Salidas Transitorias
La Ley 24.660 es la que vela para que la ejecución de la pena privativa de la libertad no sea solo un castigo sino un período en el que el preso comprenda las reglas que regulan la sociedad y lograr una reinserción adecuada para el interno. Una de las herramientas para ayudar a la reinserción son las salidas transitorias estipuladas en el artículo 16 y 17 de la ley: “afianzar y mejorar los lazos familiares y sociales; para cursar estudios de educación general básica, polimodal, superior, profesional y académica de grado o de los regímenes especiales previstos en la legislación vigente; y para participar en programas específicos de prelibertad ante la inminencia del egreso por libertad condicional, asistida o por agotamiento de condena.”
El director del establecimiento, por consejo de algún asistente social, es el que le pide a un juez la libertad de darle a un preso salidas de doce o veinticuatro horas siempre y cuando el interno tenga buena conducta y haya cumplido con las horas de trabajo semanal. Durante 2015 un total de 118 internos entraron en el proceso para pedir salidas transitorias y durante ese año solo se lo concedieron a 7, el resto fueron denegadas o nunca se obtuvo respuesta, según el Sistema Nacional de Estadísticas sobre Ejecución de la Pena (SNEEP).
El Paragua retoma con detalles comunes de las andanzas de sus compañeros: “se emborrachan, se duermen tarde, hacen quilombo y no es extraño que terminen a las trompadas”.
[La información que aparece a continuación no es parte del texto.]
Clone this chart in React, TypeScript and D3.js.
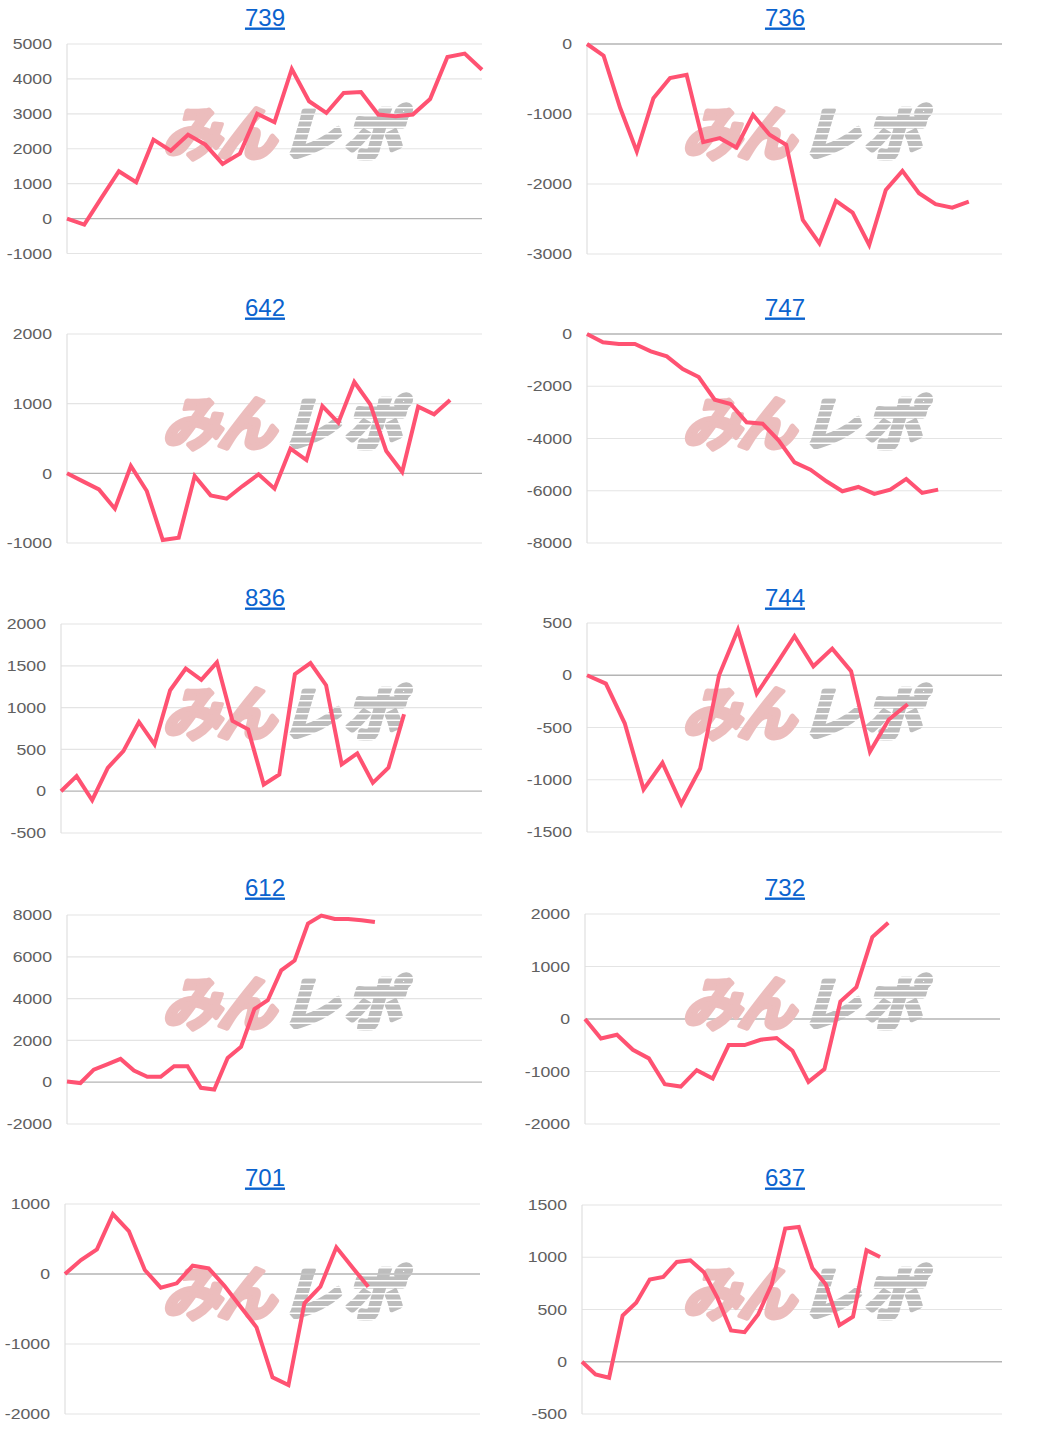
import React from "react";
import * as d3 from "d3";

// ---- data ----
const titles = ["739", "736", "642", "747", "836", "744", "612", "732", "701", "637"];

const s739 = [0, -170, 600, 1355, 1040, 2260, 1945, 2400, 2120, 1565, 1860, 3005, 2760, 4285, 3360, 3025, 3600, 3625, 2980, 2930, 2980, 3425, 4630, 4725, 4265];
const s736 = [0, -167, -915, -1535, -773, -486, -439, -1402, -1345, -1478, -1011, -1297, -1440, -2513, -2847, -2241, -2408, -2871, -2084, -1812, -2132, -2289, -2337, -2251];
const s642 = [0, -115, -230, -507, 105, -254, -957, -923, -38, -316, -364, -182, -14, -220, 354, 191, 966, 727, 1311, 990, 321, 19, 957, 847, 1053];
const s747 = [0, -319, -383, -383, -663, -855, -1339, -1645, -2513, -2679, -3380, -3431, -4069, -4911, -5191, -5638, -6020, -5855, -6122, -5957, -5548, -6084, -5957];
const s836 = [0, 180, -108, 280, 480, 828, 560, 1208, 1468, 1332, 1540, 840, 740, 80, 200, 1400, 1532, 1268, 320, 452, 100, 280, 920];
const s744 = [0, -80, -460, -1092, -838, -1232, -892, 0, 436, -175, 95, 373, 86, 255, 38, -732, -424, -277];
const s612 = [30, -40, 600, 850, 1115, 560, 255, 255, 765, 765, -270, -350, 1160, 1690, 3500, 3920, 5350, 5820, 7590, 7970, 7810, 7810, 7745, 7660];
const s732 = [0, -370, -300, -586, -750, -1242, -1287, -975, -1134, -497, -497, -395, -363, -605, -1197, -955, 331, 605, 1560, 1834];
const s701 = [0, 200, 352, 857, 614, 57, -195, -133, 119, 81, -171, -467, -762, -1476, -1586, -419, -181, 381, 95, -181];
const s637 = [0, -121, -153, 443, 564, 787, 812, 955, 971, 856, 611, 299, 283, 452, 739, 1274, 1290, 898, 739, 350, 430, 1067, 1003];

const series = [s739, s736, s642, s747, s836, s744, s612, s732, s701, s637];

// number of x slots (days) on each chart's horizontal axis
const slotCounts = [25, 26, 27, 27, 28, 23, 32, 27, 27, 32];

const ticks739 = [5000, 4000, 3000, 2000, 1000, 0, -1000];
const ticks736 = [0, -1000, -2000, -3000];
const ticks642 = [2000, 1000, 0, -1000];
const ticks747 = [0, -2000, -4000, -6000, -8000];
const ticks836 = [2000, 1500, 1000, 500, 0, -500];
const ticks744 = [500, 0, -500, -1000, -1500];
const ticks612 = [8000, 6000, 4000, 2000, 0, -2000];
const ticks732 = [2000, 1000, 0, -1000, -2000];
const ticks701 = [1000, 0, -1000, -2000];
const ticks637 = [1500, 1000, 500, 0, -500];

const tickSets = [ticks739, ticks736, ticks642, ticks747, ticks836, ticks744, ticks612, ticks732, ticks701, ticks637];

// ---- layout (not data) ----
const W = 1040;
const H = 1450;
const PANEL_W = 520;
const PANEL_H = 290;
const plotLeft = [67, 67, 67, 67, 61, 67, 67, 65, 65, 62];
const plotRight = [482, 482, 482, 482, 482, 482, 482, 480, 480, 482];
const plotTop = [44, 44, 44, 44, 44, 43, 45, 44, 44, 45];
const plotBottom = [253.5, 254, 253, 253, 253, 252, 254, 254, 254, 254];

const LINE_COLOR = "#ff5272";
const LABEL_FONT = "Arial, 'Liberation Sans', sans-serif";
const WM_FONT = "'Noto Sans CJK JP', sans-serif";

function Watermark() {
  return (
    <g>
      <g transform="skewX(-16)">
        <text
          x={44}
          y={0}
          fontFamily={WM_FONT}
          fontWeight={700}
          fontSize={58}
          fill="#ecbdbd"
          stroke="#ecbdbd"
          strokeWidth={5}
          strokeLinejoin="round"
          letterSpacing={-3}
        >
          みん
        </text>
        <text
          x={162}
          y={0}
          fontFamily={WM_FONT}
          fontWeight={700}
          fontSize={58}
          fill="#bdbdbd"
          stroke="#bdbdbd"
          strokeWidth={5}
          strokeLinejoin="round"
          letterSpacing={5}
          mask="url(#stripes)"
        >
          レポ
        </text>
      </g>
    </g>
  );
}

function Panel({ idx }: { idx: number }) {
  const col = idx % 2;
  const row = Math.floor(idx / 2);
  const ox = col * PANEL_W;
  const oy = row * PANEL_H;
  const data = series[idx];
  const ticks = tickSets[idx];
  const left = plotLeft[idx];
  const right = plotRight[idx];
  const top = plotTop[idx];
  const bottom = plotBottom[idx];

  const x = d3.scaleLinear().domain([0, slotCounts[idx] - 1]).range([left, right]);
  const y = d3
    .scaleLinear()
    .domain([d3.min(ticks) as number, d3.max(ticks) as number])
    .range([bottom, top]);
  const line = d3
    .line<number>()
    .x((_, i) => x(i))
    .y((d) => y(d));

  return (
    <g transform={`translate(${ox},${oy})`}>
      <text
        x={265}
        y={25.5}
        textAnchor="middle"
        fontFamily={LABEL_FONT}
        fontSize={24}
        fill="#0b63ce"
        textDecoration="underline"
      >
        {titles[idx]}
      </text>
      {ticks.map((t) => (
        <line
          key={"g" + t}
          x1={left}
          x2={right}
          y1={y(t)}
          y2={y(t)}
          stroke={t === 0 ? "#b4b4b4" : "#e4e4e4"}
          strokeWidth={t === 0 ? 1.3 : 1.2}
        />
      ))}
      <line x1={left} x2={left} y1={top} y2={bottom} stroke="#e0e0e0" strokeWidth={1.2} />
      <g transform="translate(118,155)">
        <Watermark />
      </g>
      <path
        d={line(data) || ""}
        fill="none"
        stroke={LINE_COLOR}
        strokeWidth={4}
        strokeLinejoin="miter"
        strokeLinecap="butt"
      />
      {ticks.map((t) => (
        <text
          key={"l" + t}
          transform={`translate(${left - 15},${y(t)}) scale(1.22,1)`}
          textAnchor="end"
          dy="0.36em"
          fontFamily={LABEL_FONT}
          fontSize={14.5}
          fill="#606060"
        >
          {t}
        </text>
      ))}
    </g>
  );
}

export default function App() {
  const stripeYs = d3.range(-48, 8, 6.5);
  return (
    <svg
      width={W}
      height={H}
      style={{ position: "absolute", left: 0, top: 0, background: "#fff" }}
    >
      <defs>
        <mask id="stripes" maskUnits="userSpaceOnUse" x={-100} y={-100} width={500} height={200}>
          <rect x={-100} y={-100} width={500} height={200} fill="#fff" />
          {stripeYs.map((sy, i) => (
            <rect key={i} x={-100} y={sy} width={500} height={1.6} fill="#000" />
          ))}
        </mask>
      </defs>
      <rect width={W} height={H} fill="#fff" />
      {titles.map((_, i) => (
        <Panel key={i} idx={i} />
      ))}
    </svg>
  );
}
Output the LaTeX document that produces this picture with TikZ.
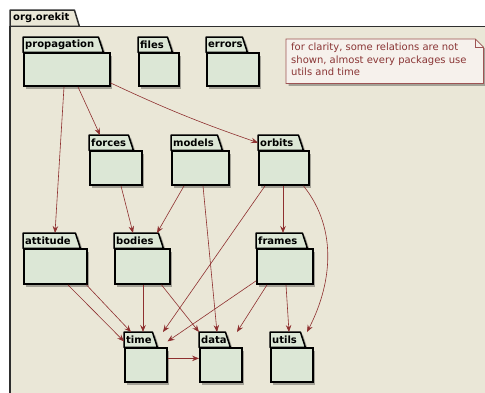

Cuatro son los años que seguramente estarán en su memoria cuando en octubre salga. Le costó calcular el mes de salida: el Paragua solo piensa en su labor de albañilería.. Se va a llevar del penal de San Martín oficio en carpintería y electricidad. “¿Cuando salga? Encontrar trabajo rápido. También podría estudiar Derecho”, confiesa y revela una sonrisa que mantuvo oculta durante horas, quizás no todo esté perdido para él. Quizás no todo esté perdido entre los muros.